God Wants You in the Wow Not the Woe
(Sermon Reprise - First given in Nov. 2008)
Addressing God directly, poet Rainer Maria Rilke writes:
We must not portray you in king’s robes,
you drifting mist that brought forth the morning.
Once again from the old paintboxes
we take the same gold for scepter and crown
that has disguised you through the ages.
Piously we produce our images of you
till they stand around you like a thousand walls.
And when our hearts would simply open,
our fervent hands hide you.
In Jesus’ parable of the sheep and goats, Jesus is giving us a vision of God-as-King. This story is first and foremost God’s story. If we look to earthly kings to understand our God-King, we look in vain.
A king is someone who has the power to force others to bend to his will. . . someone who orders rather than asks. . . At least an earthly king does.
Our heavenly God-King seeks, asks, knocks . . . the very thing he told us to do with him, he does first with us . . . persists in knocking at the door of our goat selves, begging for entry.

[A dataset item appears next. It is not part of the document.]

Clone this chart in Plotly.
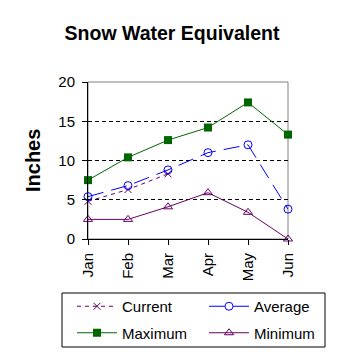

We humans have been very busy trying to reinvent our God-King into our own image: as Rilke says, we have covered him up with the trappings of earth-bound majesty . . .
We’ve painted him with beauty who became our ugliness that we might be freed from its cost . . .
We’ve crowned him with splendor who came and comes quietly, like a thief . . . in the night . . .to take away that which belongs always and only to us . . . our judgment . . .
We’ve burdened him with gold who burdened himself with the weight of our sins . . .
Christ our King, our God, wants for us the wow of God, not the woe.
The joy, not the sorrow . . .
The awe, not the indifference . . .
The service of love, not the debt of guilt . . .
The wow, not the woe . . .
Meeting Jesus face to face is risky business. Barbara Brown Taylor in The Preaching Life, says, “. . . to tell if they are really Jesus’ eyes . . . look into them, to risk that moment of recognition that may break your heart, or change your mind, or make you mad, or make you amend your life. Whatever effect it has on you, that seems to be one thing the sheep know how to do that the goats have never tried: to look, to see, to seek Christ in the last, the lost, the least. . .”
The ‘least of these’ are giving as well as receiving, teaching us even as we are giving to them. . .the hard brokenness of the goat misses the chance to learn grace from those who have nothing to give but grace . . .
The soft compassion of sheep is mistaken all too often in our world for weakness . . . for a lack of standards, for a lack of clear moral principles . . . but Jesus embraces as strength what the world holds to be weakness . . . and therein lies Jesus’ strength.
We are all, each and every one of us, the least of these . . .
The bad news is that we’re all goats . . . sometimes . . .
The good news is that we’re all sheep . . . sometimes. . .
The Great Good News is that God our shepherd is a sheep . . . all the time.